Constants et revendications

En conclusion, le document dresse les constats suivants:

Premièrement, afin de pouvoir prendre en compte à la fois la dimension  verticale  (normative),  la  dimension  horizontale  (transdisciplinaire)  et  la  dimension  transversale  (articulation des politiques intérieure et extérieure), il est nécessaire de concevoir la cohérence en matière droits humains dans la politique extérieure comme un concept global.

Deuxièmement,  il faut noter qu’au sein du gouvernement et de l’administration, une conscience accrue du rôle central de la cohérence en politique se fait jour. Il en résulte une meilleure compréhension des différentes dimensions de la cohérence et du fait qu’il est indispensable d’avoir également une cohérence en matière de droits humains.

Troisièmement,  on constate que les choses n’avancent pas: la question de la cohérence de la politique extérieure suisse en matière de droits humains est sur le tapis depuis de nombreuses années et elle se pose de manière toujours plus pressante dans le débat public. Mais au-delà de la rhétorique, on ne constate guère de progrès sur le fond, à savoir des améliorations réelles au niveau des institutions et des politiques.

Quatrièmement, si les progrès se font attendre, c’est parce qu’il n’existe toujours pas de procédures formalisées et d’instruments efficaces permettant la mise en œuvre et le suivi d’une politique extérieure cohérente en matière de droits humains.

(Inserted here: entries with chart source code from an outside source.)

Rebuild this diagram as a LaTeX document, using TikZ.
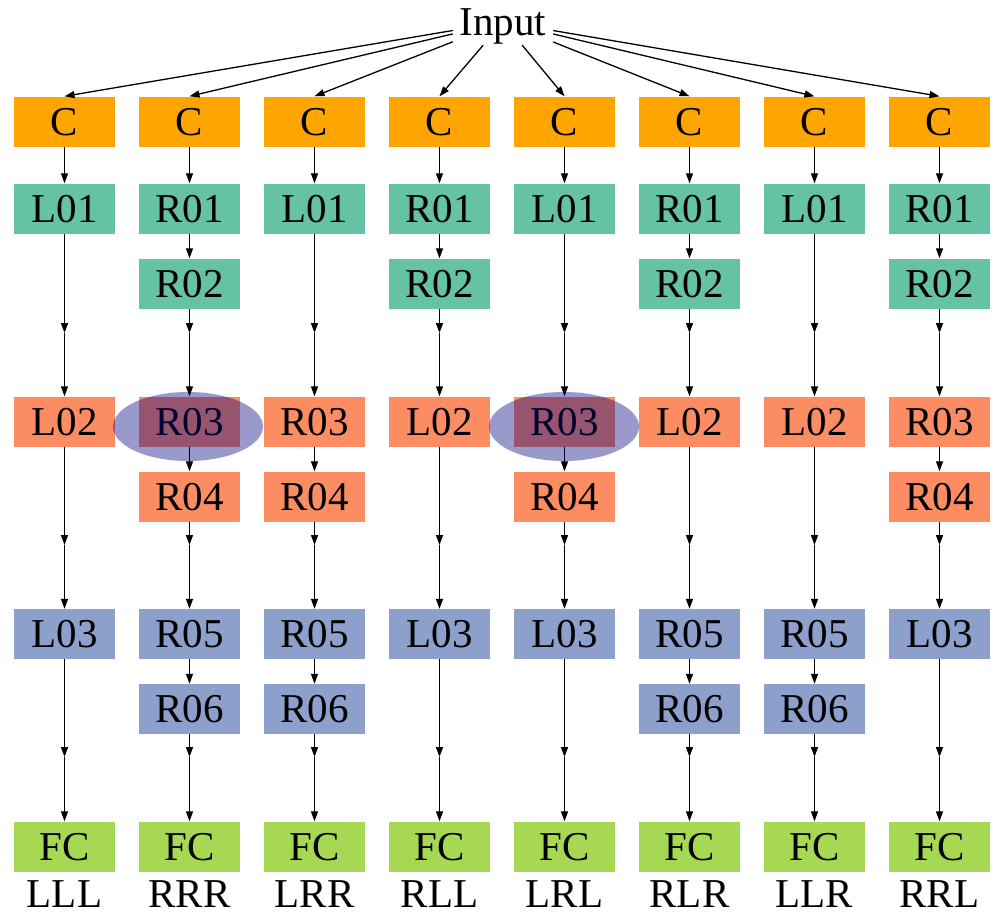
\documentclass[tikz,border=0pt]{standalone}
\usepackage{fontspec}
\setmainfont{Liberation Serif}
\usetikzlibrary{arrows.meta}
\definecolor{cOrange}{HTML}{FFA500}
\definecolor{cTeal}{HTML}{66C2A5}
\definecolor{cSalmon}{HTML}{FC8D62}
\definecolor{cBlue}{HTML}{8DA0CB}
\definecolor{cLime}{HTML}{A6D854}
\definecolor{cNavy}{RGB}{0,0,128}
\tikzset{
  blk/.style={rectangle, minimum width=101pt, minimum height=50pt, inner sep=0pt,
    text height=27pt, text depth=0pt, font=\fontsize{41pt}{41pt}\selectfont},
  cbox/.style={blk, fill=cOrange},
  gbox/.style={blk, fill=cTeal},
  obox/.style={blk, fill=cSalmon},
  blubox/.style={blk, fill=cBlue},
  fbox/.style={blk, fill=cLime},
  lab/.style={anchor=base, inner sep=0pt, font=\fontsize{41pt}{41pt}\selectfont},
  arr/.style={-{Triangle[length=10pt,width=7pt]}, line width=1.3pt},
  highlight/.style={fill=cNavy, opacity=0.4}
}
\begin{document}
\begin{tikzpicture}[x=1pt,y=-1pt]
\useasboundingbox (0,0) rectangle (996,916);

% source
\node[rectangle, minimum width=100pt, minimum height=46pt, inner sep=0pt,
      text height=27pt, text depth=0pt, font=\fontsize{41pt}{41pt}\selectfont] (in) at (503,22) {Input};

% column 1: LLL
\node[cbox] (c1) at (64.5,121.5) {C};
\node[gbox] (k1r1) at (64.5,208.5) {L01};
\node[obox] (k1r3) at (64.5,421.5) {L02};
\node[blubox] (k1r5) at (64.5,634) {L03};
\node[fbox] (f1) at (64.5,846.5) {FC};
\node[lab] (n1) at (64.5,907) {LLL};

% column 2: RRR
\node[cbox] (c2) at (189.5,121.5) {C};
\node[gbox] (k2r1) at (189.5,208.5) {R01};
\node[gbox] (k2r2) at (189.5,283.5) {R02};
\node[obox] (k2r3) at (189.5,421.5) {R03};
\node[obox] (k2r4) at (189.5,496.5) {R04};
\node[blubox] (k2r5) at (189.5,634) {R05};
\node[blubox] (k2r6) at (189.5,709) {R06};
\node[fbox] (f2) at (189.5,846.5) {FC};
\node[lab] (n2) at (189.5,907) {RRR};

% column 3: LRR
\node[cbox] (c3) at (314.5,121.5) {C};
\node[gbox] (k3r1) at (314.5,208.5) {L01};
\node[obox] (k3r3) at (314.5,421.5) {R03};
\node[obox] (k3r4) at (314.5,496.5) {R04};
\node[blubox] (k3r5) at (314.5,634) {R05};
\node[blubox] (k3r6) at (314.5,709) {R06};
\node[fbox] (f3) at (314.5,846.5) {FC};
\node[lab] (n3) at (314.5,907) {LRR};

% column 4: RLL
\node[cbox] (c4) at (439.5,121.5) {C};
\node[gbox] (k4r1) at (439.5,208.5) {R01};
\node[gbox] (k4r2) at (439.5,283.5) {R02};
\node[obox] (k4r3) at (439.5,421.5) {L02};
\node[blubox] (k4r5) at (439.5,634) {L03};
\node[fbox] (f4) at (439.5,846.5) {FC};
\node[lab] (n4) at (439.5,907) {RLL};

% column 5: LRL
\node[cbox] (c5) at (564.5,121.5) {C};
\node[gbox] (k5r1) at (564.5,208.5) {L01};
\node[obox] (k5r3) at (564.5,421.5) {R03};
\node[obox] (k5r4) at (564.5,496.5) {R04};
\node[blubox] (k5r5) at (564.5,634) {L03};
\node[fbox] (f5) at (564.5,846.5) {FC};
\node[lab] (n5) at (564.5,907) {LRL};

% column 6: RLR
\node[cbox] (c6) at (689.5,121.5) {C};
\node[gbox] (k6r1) at (689.5,208.5) {R01};
\node[gbox] (k6r2) at (689.5,283.5) {R02};
\node[obox] (k6r3) at (689.5,421.5) {L02};
\node[blubox] (k6r5) at (689.5,634) {R05};
\node[blubox] (k6r6) at (689.5,709) {R06};
\node[fbox] (f6) at (689.5,846.5) {FC};
\node[lab] (n6) at (689.5,907) {RLR};

% column 7: LLR
\node[cbox] (c7) at (814.5,121.5) {C};
\node[gbox] (k7r1) at (814.5,208.5) {L01};
\node[obox] (k7r3) at (814.5,421.5) {L02};
\node[blubox] (k7r5) at (814.5,634) {R05};
\node[blubox] (k7r6) at (814.5,709) {R06};
\node[fbox] (f7) at (814.5,846.5) {FC};
\node[lab] (n7) at (814.5,907) {LLR};

% column 8: RRL
\node[cbox] (c8) at (939.5,121.5) {C};
\node[gbox] (k8r1) at (939.5,208.5) {R01};
\node[gbox] (k8r2) at (939.5,283.5) {R02};
\node[obox] (k8r3) at (939.5,421.5) {R03};
\node[obox] (k8r4) at (939.5,496.5) {R04};
\node[blubox] (k8r5) at (939.5,634) {L03};
\node[fbox] (f8) at (939.5,846.5) {FC};
\node[lab] (n8) at (939.5,907) {RRL};

% pass-through points of the long edges
\foreach \k/\x in {1/64.5,2/189.5,3/314.5,4/439.5,5/564.5,6/689.5,7/814.5,8/939.5}{
  \coordinate (v1-\k) at (\x,333);
  \coordinate (v2-\k) at (\x,545);
  \coordinate (v3-\k) at (\x,757);
}

% fan-out from the source
\foreach \k in {1,...,8}{
  \draw[arr] (in) -- (c\k.north);
  \draw[arr] (c\k) -- (k\k r1);
}

% first stage to second stage
\foreach \k in {1,3,5,7}{
  \draw[arr] (k\k r1) -- (v1-\k);
}
\foreach \k in {2,4,6,8}{
  \draw[arr] (k\k r1) -- (k\k r2);
  \draw[arr] (k\k r2) -- (v1-\k);
}
\foreach \k in {1,...,8}{
  \draw[arr] (v1-\k) -- (k\k r3.north);
}

% second stage to third stage
\foreach \k in {1,4,6,7}{
  \draw[arr] (k\k r3) -- (v2-\k);
}
\foreach \k in {2,3,5,8}{
  \draw[arr] (k\k r3) -- (k\k r4);
  \draw[arr] (k\k r4) -- (v2-\k);
}
\foreach \k in {1,...,8}{
  \draw[arr] (v2-\k) -- (k\k r5.north);
}

% third stage to classifier
\foreach \k in {1,4,5,8}{
  \draw[arr] (k\k r5) -- (v3-\k);
}
\foreach \k in {2,3,6,7}{
  \draw[arr] (k\k r5) -- (k\k r6);
  \draw[arr] (k\k r6) -- (v3-\k);
}
\foreach \k in {1,...,8}{
  \draw[arr] (v3-\k) -- (f\k.north);
}

% highlighted blocks
\fill[highlight] (188,426.5) ellipse [x radius=75pt, y radius=34.5pt];
\fill[highlight] (564,426.5) ellipse [x radius=75pt, y radius=34.5pt];
\end{tikzpicture}
\end{document}
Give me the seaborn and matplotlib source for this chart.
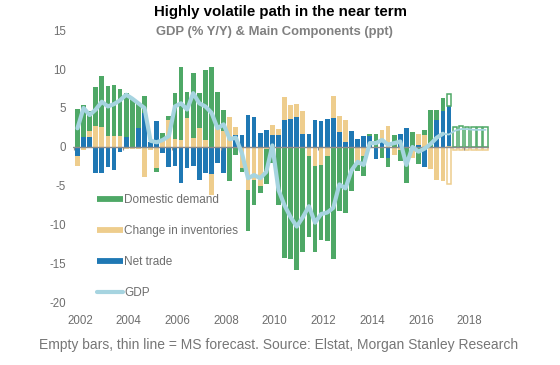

Cinquièmement, les mécanismes de coordination et de consultation actuellement appliqués au sein de l’administration fédérale s’avèrent particulièrement opaques, de même que les processus de décision du Conseil fédéral. Ici aussi, les ressources sont très insuffisantes.

Le document se clôt sur cinq revendications pour une politique extérieure suisse plus cohérente en matière de droits humains:

  1. Au niveau stratégique, il est nécessaire d’établir pour la politique extérieure une stratégie globale nationale en matière de droits humains, sous la responsabilité de l’ensemble du Conseil fédéral.
  2. Afin d’améliorer la cohérence horizontale de la politique en matière de droits humains, un organe transversal efficace doit être créé au sein de l’administration. Cette instance de coordination interdépartementale pour les droits humains doit être chargée d’identifier des conflits d’objectif et de fournir des bases de décision pour leur résolution.
  3. Afin d’améliorer la cohérence verticale de la politique en matière de droits humains, la  compatibilité  avec  les  traités  des  droits humains doit être systématiquement vérifiée.
  4. Dans une optique d’auto-évaluation, le Conseil fédéral doit plus  fréquemment  rendre  rapport  de  ses  activités  au  Parlement, afin de favoriser la transparence, le dialogue politique et la planification stratégique.
  5. Enfin, la future  institution  nationale  des  droits  humains doit assumer des tâches de monitorage, dans un esprit d’évaluation externe. Elle pourra jouer un rôle crucial dans l’élaboration et à la mise en œuvre des réformes nécessaires et contribuer – avec le concours d’autres acteurs – à ce que les efforts pour une politique extérieure suisse plus cohérente en matière de droits humains ne se limitent pas à des déclarations d’intention.